The Sheffield Press

Politics

Supreme Court expands Trump’s power to fire agency leaders

By Marcus Chen ·
Supreme Court expands Trump’s power to fire agency leaders

The Supreme Court handed Donald Trump a major expansion of presidential power on Monday, allowing him to fire Federal Trade Commission Commissioner Rebecca Kelly Slaughter without cause and stripping away a 1935 safeguard that had limited at-will removals at some independent agencies. The 6-3 ruling in Trump v. Slaughter immediately shifted the legal balance toward the White House and away from Congress’s long effort to insulate regulators from direct presidential control.

The decision overruled Humphrey’s Executor, the precedent that for decades protected members of certain multi-member agencies from being removed unless the president had cause. By rejecting that framework, the court opened the door to wider control over roughly two dozen independent agencies that Congress designed to stand apart from day-to-day politics. Trump had tried to fire Slaughter in March 2025, and the court’s ruling cleared the way for that dismissal.
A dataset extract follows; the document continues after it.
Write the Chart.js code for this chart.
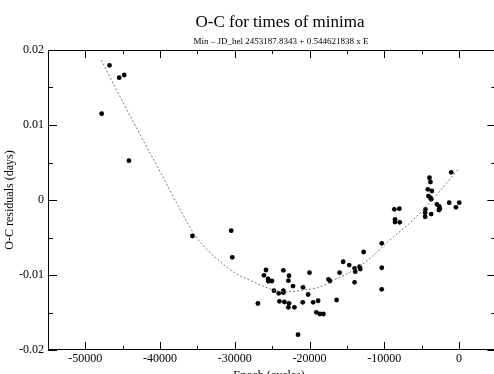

The majority said the FTC exercises executive power and therefore must be controlled by the president. That reasoning reaches beyond one commissioner and one agency. It gives future presidents more direct leverage over regulators that oversee competition policy, financial oversight, workplace rules, and other enforcement functions that Congress had placed at arm’s length. In practical terms, a president who wants faster rule changes, softer enforcement, or a different regulatory agenda now has a stronger hand over agencies that were built to resist exactly that pressure.

AI-generated illustration
AI-generated illustration

The ruling also follows the court’s June 27, 2025 decision in Trump v. CASA, which limited nationwide injunctions from federal district courts. Taken together, the two cases make it harder for lower courts to freeze presidential actions across the country and easier for the White House to push contested policies into effect while legal fights continue. The court’s conservative majority has now repeatedly remade the relationship between the presidency, Congress and the judiciary in Trump’s favor, deepening concerns among critics who say the result is a federal government with fewer checks on executive power.